I leader di tutte queste formazioni erano significativamente apparsi a fianco del generale al-Sisi subito dopo la rimozione di Mursi e avevano appoggiato la repressione scatenata da subito contro gli islamisti. Il sangue dei morti di questa settimana è perciò anche sulle mani di coloro che in Egitto si sono presentati come difensori della rivoluzione del 2011 entrando a far parte di un governo-fantoccio manovrato dalle Forze Armate, a cominciare dal premio Nobel per la Pace, Mohamed ElBaradei.

Alcuni leader liberali come l’ex direttore generale dell’Agenzia Internazionale per l’Energia Atomica stanno cercando in questi giorni di prendere le distanze dai generali nel tentativo di occultare le loro responsabilità nelle violenze in corso. ElBaradei, in particolare, ha rassegnato le proprie dimissioni da vice-presidente per gli Affari Internazionali, indirizzando una lettera al presidente ad interim, Adly Mansour.

La decisione di ElBaradei è stata concordata quasi certamente con Washington, come confermerebbe un colloquio telefonico dell’ormai ex vice-presidente egiziano con John Kerry subito dopo l’inizio della repressione delle forze armate di mercoledì. Per gli Stati Uniti, infatti, ElBaradei rappresenta una risorsa importante per i propri interessi in Egitto e la sua permanenza all’interno di un governo responsabile di ripetuti massacri lo avrebbe irrimediabilmente compromesso.

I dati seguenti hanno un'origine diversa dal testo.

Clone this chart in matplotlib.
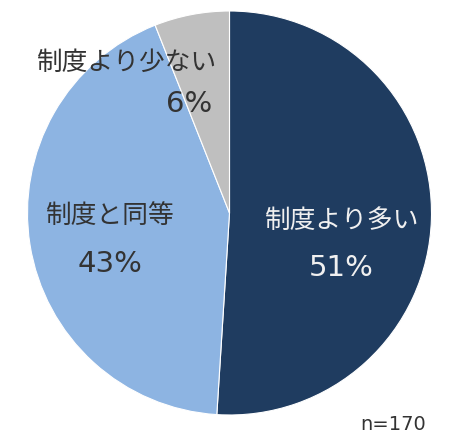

L’annientamento della resistenza dei Fratelli Musulmani, se anche avrà successo, non determinerà in ogni caso l’apertura di un nuovo capitolo sulla strada della democrazia per l’Egitto, bensì rappresenterà il primo passo dell’offensiva dei militari contro il reale obiettivo del loro progetto contro-rivoluzionario, cioè la grandissima maggioranza della popolazione che chiede un autentico cambiamento e la possibilità di svolgere finalmente un ruolo da protagonista nel futuro del proprio paese.